Bell v. State, 172 Tex. Crim. 24 (Tex. Crim. App. 1962).
Bell v. State, 172 Tex. Crim. 24 (Tex. Crim. App. 1962). Book View Copy Cite
Marvin Bell
v.
State
No. 34,134.
Court of Criminal Appeals of Texas.
Feb 7, 1962.
172 Tex. Crim. 24
Florence, Garrison & Holt, Gilmer, for appellant., Leon Douglas, State’s Attorney, Austin, for the state.
McDonald.
Cited by 1 opinion  |  Published
McDonald, judge.

The offense is possession of whiskey in a dry area for the purpose of sale; the punishment, a fine of $1,000.00 and confinement in jail for six months.

The disposition hereof makes a statement of the facts unnecessary.

Appellant objected to the failure of the trial court to define the term “prima facie evidence” in the charge to the jury.

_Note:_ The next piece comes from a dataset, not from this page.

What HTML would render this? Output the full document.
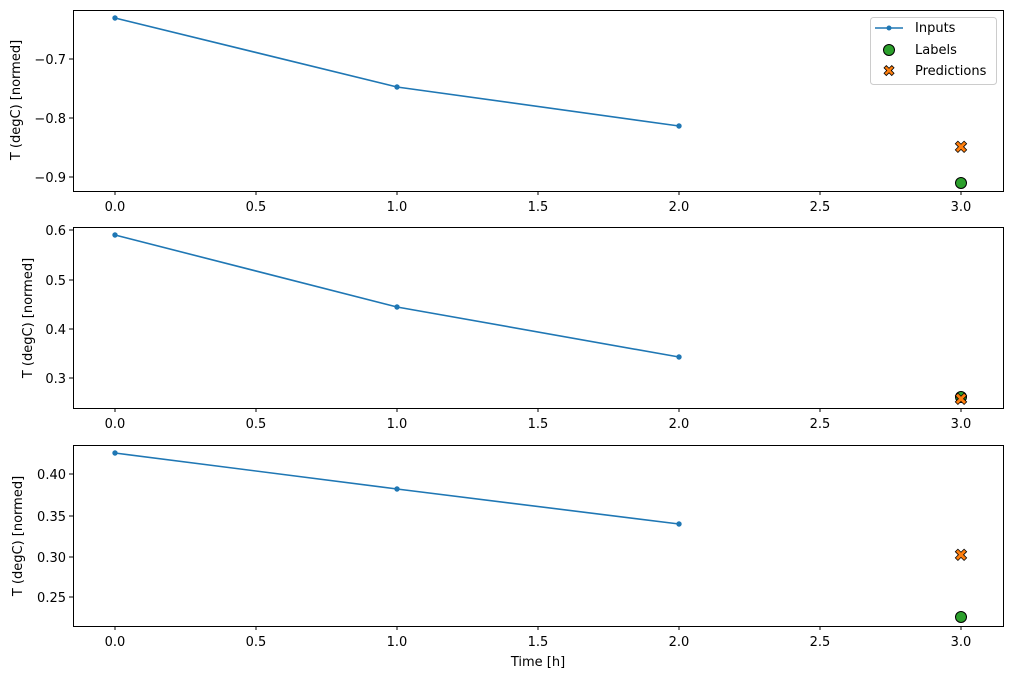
<!DOCTYPE html>
<html><head><style>body{margin:0;background:#fff}svg{display:block;font-family:"DejaVu Sans","Liberation Sans",sans-serif}</style></head><body>
<svg width="1012" height="679" xmlns="http://www.w3.org/2000/svg">
<g font-size="13" fill="#000">
<!-- Panel 1 -->
<rect x="73.5" y="10.5" width="930" height="181" fill="none" stroke="#000" stroke-width="1"/>
<g stroke="#000"><line x1="69" x2="73" y1="59" y2="59"/><line x1="69" x2="73" y1="118" y2="118"/><line x1="69" x2="73" y1="177" y2="177"/></g>
<g text-anchor="end"><text x="66" y="64">−0.7</text><text x="66" y="123">−0.8</text><text x="66" y="182">−0.9</text></g>
<text transform="translate(20,100) rotate(-90)" text-anchor="middle">T (degC) [normed]</text>
<polyline points="115,18 397,87 679,126" fill="none" stroke="#1f77b4" stroke-width="1.6"/>
<g fill="#1f77b4"><circle cx="115" cy="18" r="2.7"/><circle cx="397" cy="87" r="2.7"/><circle cx="679" cy="126" r="2.7"/></g>
<circle cx="961" cy="183" r="5.5" fill="#2ca02c" stroke="#000"/>
<text x="961" y="153" text-anchor="middle" font-size="17" font-weight="bold" fill="#ff7f0e" stroke="#000" stroke-width="0.8">✖</text>
<!-- legend -->
<rect x="870.5" y="17.5" width="126" height="67" rx="3" fill="#fff" stroke="#ccc"/>
<line x1="875" x2="903" y1="28" y2="28" stroke="#1f77b4" stroke-width="1.6"/><circle cx="889" cy="28" r="2.5" fill="#1f77b4"/>
<circle cx="889" cy="50" r="5.5" fill="#2ca02c" stroke="#000"/>
<text x="889" y="76" text-anchor="middle" font-size="15" font-weight="bold" fill="#ff7f0e" stroke="#000" stroke-width="0.8">✖</text>
<text x="915" y="32">Inputs</text><text x="915" y="54">Labels</text><text x="915" y="75">Predictions</text>
<g stroke="#000"><line x1="115" x2="115" y1="191" y2="195"/><line x1="256" x2="256" y1="191" y2="195"/><line x1="397" x2="397" y1="191" y2="195"/><line x1="538" x2="538" y1="191" y2="195"/><line x1="679" x2="679" y1="191" y2="195"/><line x1="820" x2="820" y1="191" y2="195"/><line x1="961" x2="961" y1="191" y2="195"/></g>
<g text-anchor="middle"><text x="115" y="211">0.0</text><text x="256" y="211">0.5</text><text x="397" y="211">1.0</text><text x="538" y="211">1.5</text><text x="679" y="211">2.0</text><text x="820" y="211">2.5</text><text x="961" y="211">3.0</text></g>

<!-- Panel 2 -->
<rect x="73.5" y="227.5" width="930" height="181" fill="none" stroke="#000"/>
<g stroke="#000"><line x1="69" x2="73" y1="230" y2="230"/><line x1="69" x2="73" y1="280" y2="280"/><line x1="69" x2="73" y1="329" y2="329"/><line x1="69" x2="73" y1="378" y2="378"/></g>
<g text-anchor="end"><text x="66" y="235">0.6</text><text x="66" y="285">0.5</text><text x="66" y="334">0.4</text><text x="66" y="383">0.3</text></g>
<text transform="translate(32,318) rotate(-90)" text-anchor="middle">T (degC) [normed]</text>
<polyline points="115,235 397,307 679,357" fill="none" stroke="#1f77b4" stroke-width="1.6"/>
<g fill="#1f77b4"><circle cx="115" cy="235" r="2.7"/><circle cx="397" cy="307" r="2.7"/><circle cx="679" cy="357" r="2.7"/></g>
<circle cx="961" cy="397" r="5.5" fill="#2ca02c" stroke="#000"/>
<text x="961" y="405" text-anchor="middle" font-size="17" font-weight="bold" fill="#ff7f0e" stroke="#000" stroke-width="0.8">✖</text>
<g stroke="#000"><line x1="115" x2="115" y1="408" y2="412"/><line x1="256" x2="256" y1="408" y2="412"/><line x1="397" x2="397" y1="408" y2="412"/><line x1="538" x2="538" y1="408" y2="412"/><line x1="679" x2="679" y1="408" y2="412"/><line x1="820" x2="820" y1="408" y2="412"/><line x1="961" x2="961" y1="408" y2="412"/></g>
<g text-anchor="middle"><text x="115" y="428">0.0</text><text x="256" y="428">0.5</text><text x="397" y="428">1.0</text><text x="538" y="428">1.5</text><text x="679" y="428">2.0</text><text x="820" y="428">2.5</text><text x="961" y="428">3.0</text></g>

<!-- Panel 3 -->
<rect x="73.5" y="445.5" width="930" height="181" fill="none" stroke="#000"/>
<g stroke="#000"><line x1="69" x2="73" y1="474" y2="474"/><line x1="69" x2="73" y1="516" y2="516"/><line x1="69" x2="73" y1="557" y2="557"/><line x1="69" x2="73" y1="597" y2="597"/></g>
<g text-anchor="end"><text x="66" y="479">0.40</text><text x="66" y="521">0.35</text><text x="66" y="562">0.30</text><text x="66" y="602">0.25</text></g>
<text transform="translate(22,536) rotate(-90)" text-anchor="middle">T (degC) [normed]</text>
<polyline points="115,453 397,489 679,524" fill="none" stroke="#1f77b4" stroke-width="1.6"/>
<g fill="#1f77b4"><circle cx="115" cy="453" r="2.7"/><circle cx="397" cy="489" r="2.7"/><circle cx="679" cy="524" r="2.7"/></g>
<circle cx="961" cy="617" r="5.5" fill="#2ca02c" stroke="#000"/>
<text x="961" y="561" text-anchor="middle" font-size="17" font-weight="bold" fill="#ff7f0e" stroke="#000" stroke-width="0.8">✖</text>
<g stroke="#000"><line x1="115" x2="115" y1="626" y2="630"/><line x1="256" x2="256" y1="626" y2="630"/><line x1="397" x2="397" y1="626" y2="630"/><line x1="538" x2="538" y1="626" y2="630"/><line x1="679" x2="679" y1="626" y2="630"/><line x1="820" x2="820" y1="626" y2="630"/><line x1="961" x2="961" y1="626" y2="630"/></g>
<g text-anchor="middle"><text x="115" y="646">0.0</text><text x="256" y="646">0.5</text><text x="397" y="646">1.0</text><text x="538" y="646">1.5</text><text x="679" y="646">2.0</text><text x="820" y="646">2.5</text><text x="961" y="646">3.0</text></g>
<text x="538" y="666" text-anchor="middle">Time [h]</text>
</g>
</svg>
</body></html>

Where the state relies upon the prima facie evidence statute to show that intoxicants were possessed for the purpose of sale, as it did herein, the definition of “prima facie evidence” should be given in the charge. Whitaker v. State, 164 Texas Cr. Rep. 264, 298 S.W. 2d 600; Seay v. State, 184 Texas Cr. Rep. 256, 115 S.W. 2d 418; and Floeck v. State, 34 Texas Cr. Rep. 314, 30 S.W. 794.

The judgment is reversed, and the cause is remanded.